## start Given data
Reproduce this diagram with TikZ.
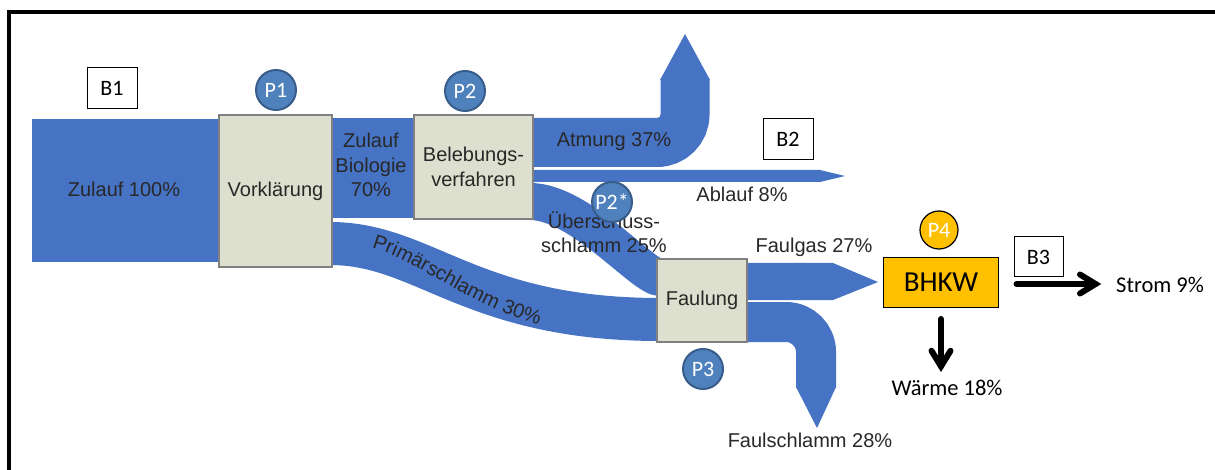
\documentclass[tikz,border=0pt]{standalone}
\usepackage{fontspec}
\setmainfont{Carlito}
\newfontfamily\arialf{Liberation Sans}
\usetikzlibrary{decorations.text}
\definecolor{flow}{RGB}{70,115,196}
\definecolor{boxfill}{RGB}{221,224,206}
\definecolor{boxline}{RGB}{128,128,128}
\definecolor{pfill}{RGB}{79,129,189}
\definecolor{pline}{RGB}{56,93,138}
\definecolor{gold}{RGB}{255,192,0}
\definecolor{lbl}{RGB}{40,40,40}
\newcommand\lab{\arialf\fontsize{20}{24.5}\selectfont}
\begin{document}
\begin{tikzpicture}[x=1pt,y=-1pt,
  procbox/.style={draw=boxline, line width=1.5pt, fill=boxfill, inner sep=0pt, text=lbl, font=\lab, align=center},
  pcirc/.style={circle, draw=pline, line width=2pt, fill=pfill, minimum size=40pt, inner sep=0pt, text=white, font=\fontsize{22}{26}\selectfont},
  bbox/.style={draw=black, line width=1pt, fill=white, minimum width=50pt, minimum height=41pt, inner sep=0pt, font=\fontsize{22}{26}\selectfont},
  flowlabel/.style={text=lbl, font=\lab, inner sep=0pt, align=center},
  clabel/.style={text=black, font=\fontsize{22.5}{27}\selectfont, inner sep=0pt},
  thickarrow/.style={line width=6pt, line cap=round, line join=miter, draw=black}
]
\useasboundingbox (0,0) rectangle (1215,470);
\fill[white] (0,0) rectangle (1215,470);
% frame
\draw[line width=4pt] (9,470) -- (9,12) -- (1215,12);

% flows
\fill[flow] (32,119) rectangle (222,262);
\fill[flow] (330,118) rectangle (416,218);
\draw[flow, line width=43pt] (330,243.5) .. controls (425,243.5) and (470,319.5) .. (660,319.5);
\draw[flow, line width=37pt] (530,201.5) .. controls (580,201.5) and (643,277.5) .. (660,277.5);
\draw[flow, line width=49pt, rounded corners=28pt] (530,142.5) -- (685,142.5) -- (685,79);
\fill[flow] (660,80) -- (685,34) -- (710,80) -- cycle;
\fill[flow] (530,170) -- (820,170) -- (845,176) -- (820,182) -- (530,182) -- cycle;
\fill[flow] (745,263) -- (833,263) -- (878,282) -- (833,300) -- (745,300) -- cycle;
\draw[flow, line width=40pt, rounded corners=30pt] (745,322) -- (816,322) -- (816,388);
\fill[flow] (796,387) -- (836,387) -- (817,428) -- cycle;

% curved label
\path[decorate, decoration={text along path, text={|\lab\color{lbl}|Primärschlamm 30{\%}}, text align={left indent=7pt}}]
  (365,246) .. controls (420,258) and (470,312) .. (560,330);

% process boxes
\node[procbox, minimum width=113pt, minimum height=152pt] (vork) at (275.5,191) {Vorklärung};
\node[procbox, minimum width=119pt, minimum height=104pt] (beleb) at (473.5,167) {Belebungs-\\verfahren};
\node[procbox, minimum width=90pt, minimum height=83pt] (faul) at (702,300.5) {Faulung};
\node[draw=black, line width=1pt, fill=gold, minimum width=115pt, minimum height=49pt, inner sep=0pt, font=\fontsize{29}{34}\selectfont] (bhkw) at (941,282.5) {BHKW};

% flow labels
\node[flowlabel, anchor=base] (lzul) at (124,197) {Zulauf 100\%};
\node[flowlabel, anchor=base] (lbio) at (371,197) {Zulauf\\Biologie\\70\%};
\node[flowlabel, anchor=base] (latm) at (614,147) {Atmung 37\%};
\node[flowlabel, anchor=base] (labl) at (742,202) {Ablauf 8\%};
\node[flowlabel, anchor=base] (lues) at (604,253) {Überschuss-\\schlamm 25\%};
\node[flowlabel, anchor=base] (lgas) at (814,253) {Faulgas 27\%};
\node[flowlabel, anchor=base] (lfs) at (810,447) {Faulschlamm 28\%};

% circles
\node[pcirc] (p1) at (276,90) {P1};
\node[pcirc] (p2) at (465,91) {P2};
\node[pcirc] (p2s) at (612,202) {P2*};
\node[pcirc] (p3) at (703,369) {P3};
\node[pcirc, fill=gold, draw=black, line width=1.2pt, minimum size=38pt] (p4) at (939,230) {P4};

% B boxes
\node[bbox] (b1) at (112,88.5) {B1};
\node[bbox] (b2) at (788,139) {B2};
\node[bbox, minimum width=49pt, minimum height=40pt] (b3) at (1038.5,257) {B3};

% outputs
\node[clabel, anchor=base west] (strom) at (1116,292) {Strom 9\%};
\node[clabel, anchor=base] (waerme) at (947,395) {Wärme 18\%};
\coordinate (stip) at (1095.5,284);
\coordinate (wtip) at (941,366.3);
\draw[thickarrow] (bhkw.east) ++(17.5,1.5) -- (stip);
\draw[thickarrow] (stip) ++(-15.5,-9.5) -- (stip) -- +(-15.5,9.5);
\draw[thickarrow] (bhkw.south) ++(0,11.5) -- (wtip);
\draw[thickarrow] (wtip) ++(-9.5,-15.5) -- (wtip) -- +(9.5,-15.5);
\end{tikzpicture}
\end{document}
## end Given data
§ **To be done**
Write out again exactly the lines from the start of the data above through the line containing "(817,428) -- cycle;", inclusive, excluding any pictures.

§ **Written answer**
Reproduce this diagram with TikZ.
\documentclass[tikz,border=0pt]{standalone}
\usepackage{fontspec}
\setmainfont{Carlito}
\newfontfamily\arialf{Liberation Sans}
\usetikzlibrary{decorations.text}
\definecolor{flow}{RGB}{70,115,196}
\definecolor{boxfill}{RGB}{221,224,206}
\definecolor{boxline}{RGB}{128,128,128}
\definecolor{pfill}{RGB}{79,129,189}
\definecolor{pline}{RGB}{56,93,138}
\definecolor{gold}{RGB}{255,192,0}
\definecolor{lbl}{RGB}{40,40,40}
\newcommand\lab{\arialf\fontsize{20}{24.5}\selectfont}
\begin{document}
\begin{tikzpicture}[x=1pt,y=-1pt,
  procbox/.style={draw=boxline, line width=1.5pt, fill=boxfill, inner sep=0pt, text=lbl, font=\lab, align=center},
  pcirc/.style={circle, draw=pline, line width=2pt, fill=pfill, minimum size=40pt, inner sep=0pt, text=white, font=\fontsize{22}{26}\selectfont},
  bbox/.style={draw=black, line width=1pt, fill=white, minimum width=50pt, minimum height=41pt, inner sep=0pt, font=\fontsize{22}{26}\selectfont},
  flowlabel/.style={text=lbl, font=\lab, inner sep=0pt, align=center},
  clabel/.style={text=black, font=\fontsize{22.5}{27}\selectfont, inner sep=0pt},
  thickarrow/.style={line width=6pt, line cap=round, line join=miter, draw=black}
]
\useasboundingbox (0,0) rectangle (1215,470);
\fill[white] (0,0) rectangle (1215,470);
% frame
\draw[line width=4pt] (9,470) -- (9,12) -- (1215,12);

% flows
\fill[flow] (32,119) rectangle (222,262);
\fill[flow] (330,118) rectangle (416,218);
\draw[flow, line width=43pt] (330,243.5) .. controls (425,243.5) and (470,319.5) .. (660,319.5);
\draw[flow, line width=37pt] (530,201.5) .. controls (580,201.5) and (643,277.5) .. (660,277.5);
\draw[flow, line width=49pt, rounded corners=28pt] (530,142.5) -- (685,142.5) -- (685,79);
\fill[flow] (660,80) -- (685,34) -- (710,80) -- cycle;
\fill[flow] (530,170) -- (820,170) -- (845,176) -- (820,182) -- (530,182) -- cycle;
\fill[flow] (745,263) -- (833,263) -- (878,282) -- (833,300) -- (745,300) -- cycle;
\draw[flow, line width=40pt, rounded corners=30pt] (745,322) -- (816,322) -- (816,388);
\fill[flow] (796,387) -- (836,387) -- (817,428) -- cycle;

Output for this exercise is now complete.